[Start DATA SEGMENT]

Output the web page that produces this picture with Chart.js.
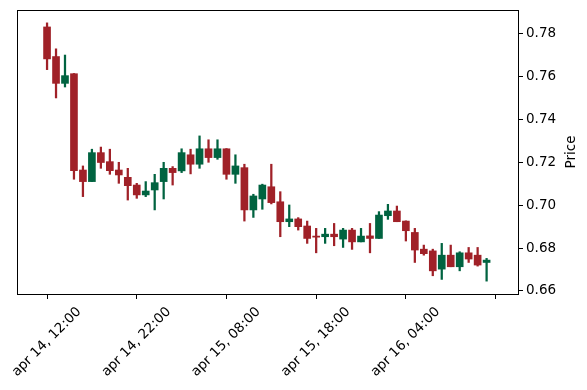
<!DOCTYPE html>
<html>
<head>
<meta charset="utf-8">
<script src="https://cdn.jsdelivr.net/npm/chart.js@4.4.1/dist/chart.umd.min.js"></script>
<style>
  html, body { margin: 0; padding: 0; background: #fff; }
  #wrap { width: 587px; height: 390px; position: relative; }
</style>
</head>
<body>
<div id="wrap"><canvas id="c" width="587" height="390"></canvas></div>
<script>
// Hourly candles, apr 14 12:00 -> apr 16 13:00 (index 0..49)
const openP = [0.7831,0.7693,0.7568,0.7613,0.7164,0.7110,0.7245,0.7203,0.7164,0.7130,
               0.7094,0.7048,0.7071,0.7110,0.7172,0.7160,0.7235,0.7191,0.7263,0.7222,
               0.7263,0.7144,0.7175,0.6978,0.7029,0.7086,0.7016,0.6923,0.6936,0.6903,
               0.6856,0.6853,0.6865,0.6842,0.6884,0.6829,0.6857,0.6845,0.6951,0.6973,
               0.6926,0.6873,0.6795,0.6787,0.6702,0.6767,0.6713,0.6778,0.6767,0.6733];
const highP = [0.7850,0.7729,0.7700,0.7614,0.7183,0.7261,0.7271,0.7261,0.7200,0.7172,
               0.7102,0.7110,0.7144,0.7200,0.7180,0.7263,0.7261,0.7323,0.7305,0.7305,
               0.7264,0.7235,0.7191,0.7051,0.7098,0.7191,0.7063,0.7001,0.6942,0.6926,
               0.6892,0.6892,0.6915,0.6892,0.6892,0.6892,0.6915,0.6970,0.7004,0.6996,
               0.6927,0.6892,0.6814,0.6795,0.6822,0.6814,0.6783,0.6803,0.6803,0.6752];
const lowP  = [0.7632,0.7500,0.7551,0.7121,0.7040,0.7110,0.7172,0.7144,0.7102,0.7024,
               0.7032,0.7040,0.6978,0.7029,0.7094,0.7152,0.7146,0.7172,0.7200,0.7214,
               0.7121,0.7102,0.6926,0.6943,0.6981,0.7006,0.6853,0.6900,0.6884,0.6822,
               0.6778,0.6822,0.6811,0.6803,0.6794,0.6829,0.6778,0.6845,0.6934,0.6923,
               0.6833,0.6733,0.6767,0.6671,0.6654,0.6713,0.6694,0.6733,0.6716,0.6646];
const closeP = [0.7682,0.7568,0.7604,0.7161,0.7110,0.7245,0.7199,0.7161,0.7141,0.7091,
                0.7048,0.7066,0.7105,0.7172,0.7152,0.7245,0.7191,0.7263,0.7222,0.7263,
                0.7144,0.7183,0.6978,0.7043,0.7094,0.7012,0.6923,0.6936,0.6900,0.6845,
                0.6851,0.6865,0.6853,0.6884,0.6829,0.6856,0.6845,0.6954,0.6973,0.6923,
                0.6881,0.6791,0.6774,0.6694,0.6767,0.6713,0.6778,0.6749,0.6721,0.6744];

const xTickIndex  = [0, 10, 20, 30, 40, 50];
const xTickLabels = ["apr 14, 12:00", "apr 14, 22:00", "apr 15, 08:00", "apr 15, 18:00", "apr 16, 04:00", ""];
const yTickValues = [0.66, 0.68, 0.70, 0.72, 0.74, 0.76, 0.78];
const yAxisTitle = "Price";

const UP = '#006340', DOWN = '#A02128';
const FONT = { family: "'DejaVu Sans', sans-serif", size: 13.5 };

const colors = openP.map((o, i) => closeP[i] >= o ? UP : DOWN);
const wickData = openP.map((o, i) => ({ x: i, y: [lowP[i], highP[i]] }));
const bodyData = openP.map((o, i) => ({ x: i, y: [Math.min(o, closeP[i]), Math.max(o, closeP[i])] }));

const XMIN = -3.35, XMAX = 52.5, YMIN = 0.6586, YMAX = 0.7910;

const titlePlugin = {
  id: 'rightTitle',
  afterDraw(chart) {
    const { ctx, chartArea } = chart;
    ctx.save();
    ctx.font = "13.5px 'DejaVu Sans', sans-serif";
    ctx.fillStyle = '#000';
    ctx.textAlign = 'center';
    ctx.textBaseline = 'middle';
    ctx.translate(571, (chartArea.top + chartArea.bottom) / 2);
    ctx.rotate(-Math.PI / 2);
    ctx.fillText(yAxisTitle, 0, 0);
    ctx.restore();
  }
};

const noPad = s => { s.paddingLeft = 0; s.paddingRight = 0; s.paddingTop = 0; s.paddingBottom = 0; };

new Chart(document.getElementById('c'), {
  type: 'bar',
  data: {
    datasets: [
      { data: wickData, backgroundColor: colors, borderWidth: 0, barThickness: 1.6,
        grouped: false, xAxisID: 'x', yAxisID: 'y', order: 2 },
      { data: bodyData, backgroundColor: colors, borderWidth: 0, barThickness: 7,
        minBarLength: 1, grouped: false, xAxisID: 'x', yAxisID: 'y', order: 1 }
    ]
  },
  options: {
    responsive: false,
    animation: false,
    layout: { padding: { left: 17, top: 10, right: 0, bottom: 0 } },
    plugins: { legend: { display: false }, tooltip: { enabled: false } },
    scales: {
      x: {
        type: 'linear', position: 'bottom', min: XMIN, max: XMAX, offset: false,
        afterBuildTicks: s => { s.ticks = xTickIndex.map(v => ({ value: v })); },
        afterFit: s => { s.height = 96; noPad(s); },
        grid: { drawOnChartArea: false, drawTicks: true, tickLength: 5, color: '#000', offset: false },
        border: { display: true, color: '#000', width: 1 },
        ticks: {
          autoSkip: false, minRotation: 45, maxRotation: 45, padding: 5, labelOffset: 32,
          color: '#000', font: FONT,
          callback: (v) => { const k = xTickIndex.indexOf(v); return k >= 0 ? xTickLabels[k] : ''; }
        }
      },
      x2: {
        type: 'linear', position: 'top', min: XMIN, max: XMAX, offset: false,
        afterFit: s => { s.height = 0; noPad(s); },
        grid: { drawOnChartArea: false, drawTicks: false },
        border: { display: true, color: '#000', width: 1 },
        ticks: { display: false }
      },
      y: {
        type: 'linear', position: 'right', min: YMIN, max: YMAX,
        afterBuildTicks: s => { s.ticks = yTickValues.map(v => ({ value: v })); },
        afterFit: s => { s.width = 69; noPad(s); },
        grid: { drawOnChartArea: false, drawTicks: true, tickLength: 5, color: '#000' },
        border: { display: true, color: '#000', width: 1 },
        ticks: { padding: 3, color: '#000', font: FONT, callback: v => v.toFixed(2) }
      },
      y2: {
        type: 'linear', position: 'left', min: YMIN, max: YMAX,
        afterFit: s => { s.width = 0; noPad(s); },
        grid: { drawOnChartArea: false, drawTicks: false },
        border: { display: true, color: '#000', width: 1 },
        ticks: { display: false }
      }
    }
  },
  plugins: [titlePlugin]
});
</script>
</body>
</html>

[End DATA SEGMENT]

DIRECTIVE
Each line above is to be copied verbatim. Drop any image from the copy.

RESULT FOR THIS EXERCISE
Output the web page that produces this picture with Chart.js.
<!DOCTYPE html>
<html>
<head>
<meta charset="utf-8">
<script src="https://cdn.jsdelivr.net/npm/chart.js@4.4.1/dist/chart.umd.min.js"></script>
<style>
  html, body { margin: 0; padding: 0; background: #fff; }
  #wrap { width: 587px; height: 390px; position: relative; }
</style>
</head>
<body>
<div id="wrap"><canvas id="c" width="587" height="390"></canvas></div>
<script>
// Hourly candles, apr 14 12:00 -> apr 16 13:00 (index 0..49)
const openP = [0.7831,0.7693,0.7568,0.7613,0.7164,0.7110,0.7245,0.7203,0.7164,0.7130,
               0.7094,0.7048,0.7071,0.7110,0.7172,0.7160,0.7235,0.7191,0.7263,0.7222,
               0.7263,0.7144,0.7175,0.6978,0.7029,0.7086,0.7016,0.6923,0.6936,0.6903,
               0.6856,0.6853,0.6865,0.6842,0.6884,0.6829,0.6857,0.6845,0.6951,0.6973,
               0.6926,0.6873,0.6795,0.6787,0.6702,0.6767,0.6713,0.6778,0.6767,0.6733];
const highP = [0.7850,0.7729,0.7700,0.7614,0.7183,0.7261,0.7271,0.7261,0.7200,0.7172,
               0.7102,0.7110,0.7144,0.7200,0.7180,0.7263,0.7261,0.7323,0.7305,0.7305,
               0.7264,0.7235,0.7191,0.7051,0.7098,0.7191,0.7063,0.7001,0.6942,0.6926,
               0.6892,0.6892,0.6915,0.6892,0.6892,0.6892,0.6915,0.6970,0.7004,0.6996,
               0.6927,0.6892,0.6814,0.6795,0.6822,0.6814,0.6783,0.6803,0.6803,0.6752];
const lowP  = [0.7632,0.7500,0.7551,0.7121,0.7040,0.7110,0.7172,0.7144,0.7102,0.7024,
               0.7032,0.7040,0.6978,0.7029,0.7094,0.7152,0.7146,0.7172,0.7200,0.7214,
               0.7121,0.7102,0.6926,0.6943,0.6981,0.7006,0.6853,0.6900,0.6884,0.6822,
               0.6778,0.6822,0.6811,0.6803,0.6794,0.6829,0.6778,0.6845,0.6934,0.6923,
               0.6833,0.6733,0.6767,0.6671,0.6654,0.6713,0.6694,0.6733,0.6716,0.6646];
const closeP = [0.7682,0.7568,0.7604,0.7161,0.7110,0.7245,0.7199,0.7161,0.7141,0.7091,
                0.7048,0.7066,0.7105,0.7172,0.7152,0.7245,0.7191,0.7263,0.7222,0.7263,
                0.7144,0.7183,0.6978,0.7043,0.7094,0.7012,0.6923,0.6936,0.6900,0.6845,
                0.6851,0.6865,0.6853,0.6884,0.6829,0.6856,0.6845,0.6954,0.6973,0.6923,
                0.6881,0.6791,0.6774,0.6694,0.6767,0.6713,0.6778,0.6749,0.6721,0.6744];

const xTickIndex  = [0, 10, 20, 30, 40, 50];
const xTickLabels = ["apr 14, 12:00", "apr 14, 22:00", "apr 15, 08:00", "apr 15, 18:00", "apr 16, 04:00", ""];
const yTickValues = [0.66, 0.68, 0.70, 0.72, 0.74, 0.76, 0.78];
const yAxisTitle = "Price";

const UP = '#006340', DOWN = '#A02128';
const FONT = { family: "'DejaVu Sans', sans-serif", size: 13.5 };

const colors = openP.map((o, i) => closeP[i] >= o ? UP : DOWN);
const wickData = openP.map((o, i) => ({ x: i, y: [lowP[i], highP[i]] }));
const bodyData = openP.map((o, i) => ({ x: i, y: [Math.min(o, closeP[i]), Math.max(o, closeP[i])] }));

const XMIN = -3.35, XMAX = 52.5, YMIN = 0.6586, YMAX = 0.7910;

const titlePlugin = {
  id: 'rightTitle',
  afterDraw(chart) {
    const { ctx, chartArea } = chart;
    ctx.save();
    ctx.font = "13.5px 'DejaVu Sans', sans-serif";
    ctx.fillStyle = '#000';
    ctx.textAlign = 'center';
    ctx.textBaseline = 'middle';
    ctx.translate(571, (chartArea.top + chartArea.bottom) / 2);
    ctx.rotate(-Math.PI / 2);
    ctx.fillText(yAxisTitle, 0, 0);
    ctx.restore();
  }
};

const noPad = s => { s.paddingLeft = 0; s.paddingRight = 0; s.paddingTop = 0; s.paddingBottom = 0; };

new Chart(document.getElementById('c'), {
  type: 'bar',
  data: {
    datasets: [
      { data: wickData, backgroundColor: colors, borderWidth: 0, barThickness: 1.6,
        grouped: false, xAxisID: 'x', yAxisID: 'y', order: 2 },
      { data: bodyData, backgroundColor: colors, borderWidth: 0, barThickness: 7,
        minBarLength: 1, grouped: false, xAxisID: 'x', yAxisID: 'y', order: 1 }
    ]
  },
  options: {
    responsive: false,
    animation: false,
    layout: { padding: { left: 17, top: 10, right: 0, bottom: 0 } },
    plugins: { legend: { display: false }, tooltip: { enabled: false } },
    scales: {
      x: {
        type: 'linear', position: 'bottom', min: XMIN, max: XMAX, offset: false,
        afterBuildTicks: s => { s.ticks = xTickIndex.map(v => ({ value: v })); },
        afterFit: s => { s.height = 96; noPad(s); },
        grid: { drawOnChartArea: false, drawTicks: true, tickLength: 5, color: '#000', offset: false },
        border: { display: true, color: '#000', width: 1 },
        ticks: {
          autoSkip: false, minRotation: 45, maxRotation: 45, padding: 5, labelOffset: 32,
          color: '#000', font: FONT,
          callback: (v) => { const k = xTickIndex.indexOf(v); return k >= 0 ? xTickLabels[k] : ''; }
        }
      },
      x2: {
        type: 'linear', position: 'top', min: XMIN, max: XMAX, offset: false,
        afterFit: s => { s.height = 0; noPad(s); },
        grid: { drawOnChartArea: false, drawTicks: false },
        border: { display: true, color: '#000', width: 1 },
        ticks: { display: false }
      },
      y: {
        type: 'linear', position: 'right', min: YMIN, max: YMAX,
        afterBuildTicks: s => { s.ticks = yTickValues.map(v => ({ value: v })); },
        afterFit: s => { s.width = 69; noPad(s); },
        grid: { drawOnChartArea: false, drawTicks: true, tickLength: 5, color: '#000' },
        border: { display: true, color: '#000', width: 1 },
        ticks: { padding: 3, color: '#000', font: FONT, callback: v => v.toFixed(2) }
      },
      y2: {
        type: 'linear', position: 'left', min: YMIN, max: YMAX,
        afterFit: s => { s.width = 0; noPad(s); },
        grid: { drawOnChartArea: false, drawTicks: false },
        border: { display: true, color: '#000', width: 1 },
        ticks: { display: false }
      }
    }
  },
  plugins: [titlePlugin]
});
</script>
</body>
</html>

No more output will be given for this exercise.